Bumble Boogie (Director Jack Kinney)

Story sketch from Bumble Boogie.

This is a sustained piece of abstract and surreal animation and comes as a surprise to those accustomed only to “classic” Disney animation. It is not surprising, however, to those familiar with the “After You’ve Gone” jazz interlude in Make Mine Music, for “Bumble Boogie” is in the same genre. Rimsky-Korsakov’s Flight of the Bumble Bee is given a boogie-woogie treatment by Freddy Martin and his orchestra with Jack Fina at the piano. It is the piano especially which features as an opponent to the diminutive bee, who finds the natural world of flowers and leaves turning into an instrumental nightmare.

Bee flying from butterfly notes in Bumble Boogie.

The pace is furious, the imagery changing abruptly from abstract shapes to surreal landscapes – piano keys transmogrifying themselves into flower petals, a moving staircase, a caterpillar, and a towering cobra, while never completely losing their identity.
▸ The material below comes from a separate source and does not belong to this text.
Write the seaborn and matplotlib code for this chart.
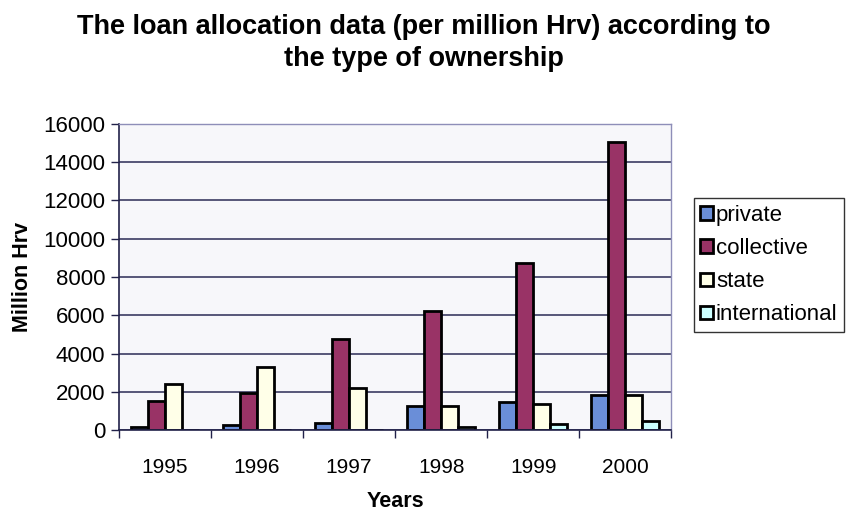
import matplotlib
matplotlib.use("Agg")
import matplotlib.pyplot as plt
from matplotlib.patches import Patch
from matplotlib.ticker import FixedLocator, NullFormatter
import pandas as pd
import seaborn as sns

years = ["1995", "1996", "1997", "1998", "1999", "2000"]
private = [150, 250, 380, 1240, 1470, 1820]
collective = [1520, 1940, 4740, 6240, 8710, 15040]
state = [2430, 3290, 2220, 1275, 1360, 1850]
international = [0, 0, 0, 170, 300, 460]

series = {
    "private": private,
    "collective": collective,
    "state": state,
    "international": international,
}
colors = ["#6A8ED8", "#993366", "#FFFFE8", "#CCFFFF"]

df = pd.DataFrame(
    [(y, name, v) for name, vals in series.items() for y, v in zip(years, vals)],
    columns=["Year", "Ownership", "Value"],
)

sns.set_style("white")
plt.rcParams["font.family"] = ["Liberation Sans", "DejaVu Sans"]
plt.rcParams["text.color"] = "black"
plt.rcParams["axes.labelcolor"] = "black"
plt.rcParams["xtick.color"] = "black"
plt.rcParams["ytick.color"] = "black"

fig = plt.figure(figsize=(8.47, 5.12), dpi=100)
ax = fig.add_axes([0.1405, 0.160, 0.652, 0.598])
ax.set_facecolor("#F7F7FA")

sns.barplot(
    data=df, x="Year", y="Value", hue="Ownership",
    palette=colors, width=0.74, edgecolor="black", linewidth=2.0,
    ax=ax, legend=False, errorbar=None, saturation=1,
)

ax.set_ylim(0, 16000)
ax.set_xlim(-0.5, len(years) - 0.5)
ax.set_yticks(range(0, 16001, 2000))
ax.yaxis.grid(True, color="#2B2B55", linewidth=1.1)
ax.set_axisbelow(True)

for s in ["top", "right"]:
    ax.spines[s].set_color("#8E8EB8")
    ax.spines[s].set_linewidth(1.0)
for s in ["left", "bottom"]:
    ax.spines[s].set_color("#22224A")
    ax.spines[s].set_linewidth(1.2)

ax.tick_params(axis="y", direction="out", length=6, width=1, color="#22224A",
               labelsize=16, pad=4, left=True)
ax.tick_params(axis="x", which="major", length=0, labelsize=15, pad=20)
ax.xaxis.set_minor_locator(FixedLocator([i - 0.5 for i in range(len(years) + 1)]))
ax.xaxis.set_minor_formatter(NullFormatter())
ax.tick_params(axis="x", which="minor", direction="out", length=6, width=1,
               color="#22224A", bottom=True)

ax.set_xlabel("Years", fontsize=15.5, fontweight="bold", labelpad=10)
ax.set_ylabel("Million Hrv", fontsize=15.5, fontweight="bold", labelpad=7)

fig.suptitle("The loan allocation data (per million Hrv) according to\nthe type of ownership",
             fontsize=19.5, fontweight="bold", y=0.973, linespacing=1.3)

handles = [Patch(facecolor=c, edgecolor="black", linewidth=2.0) for c in colors]
leg = fig.legend(handles, list(series.keys()), loc="upper left",
                 bbox_to_anchor=(0.819, 0.613), frameon=True, fancybox=False,
                 fontsize=16, handlelength=0.55, handleheight=0.55, handletextpad=0.15,
                 labelspacing=0.55, borderpad=0.3, borderaxespad=0)
leg.get_frame().set_edgecolor("black")
leg.get_frame().set_linewidth(1.0)

fig.savefig("out.png", dpi=100)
Once again we are reminded of the influences of the abstract artist Oskar Fischinger and of the surrealist Salvador Dali, both of whom worked briefly at the Disney Studio.

Bumble Boogie is a brilliant example of experimental animation, violent, free, febrile. Nothing like it was ever to come out of the Disney Studio again; for animators it repays constant study – the cleverness of current exponents like Svankmajer looks pale by comparison; it lasts barely three minutes.